Let me clarify that. If you’re an OEM supplying parts to a handful of large manufacturers, you probably won’t have too big a problem figuring out that one of these big guns is unhappy with a particular product of yours. On the other hand, if you are selling soap to millions of Indians, you will need a tool that will analyse the millions upon millions of sales records and tell you where you’re going wrong—or right, for that matter. So who does BI benefit? Banks that lend to individuals (as opposed to specialist banks that lend primarily to corporate clients), telcos, FMCG companies and organised retail.

So BI’s useful, that’s pretty much a given. Then why do some BI deployments leave companies wondering why they ever invested in the ruddy software? The answer is one with many shades.

First off, no BI solution is going to work unless your data is clean.
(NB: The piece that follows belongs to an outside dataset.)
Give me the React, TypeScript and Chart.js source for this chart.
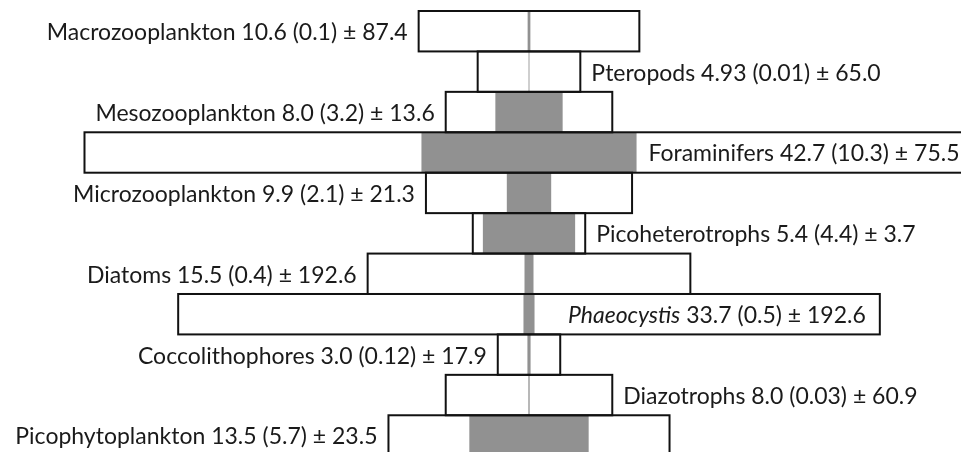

For that you need ETL (Extract Transform Load) software to take all the data lying in your legacy, ERP and other systems. ETL involves scrubbing your data till it is squeaky clean and accumulating it in data marts or warehouses.

This brings us to our second problem. For BI to be useful you need large data stores. How large? US retail chains have data warehouses that can top a hundred terabytes.

Used properly, BI can be a marvellous tool for CIOs to help transform their company’s business by providing vital inputs to business heads. For this, ideally, BI tools should be tied into a company’s extended ERP systems such as CRM and SCM so that the insights dug up using the BI toolkit can be translated into action. This could take the form of a marketing campaign organised using CRM to prevent customer churn at a telco after a BI tool provides a list of users who are likely to switch loyalties. As the proverb at the top of the page says, having information on hand, intelligence at your beck and call, is all very fine. You just have to know when to use it.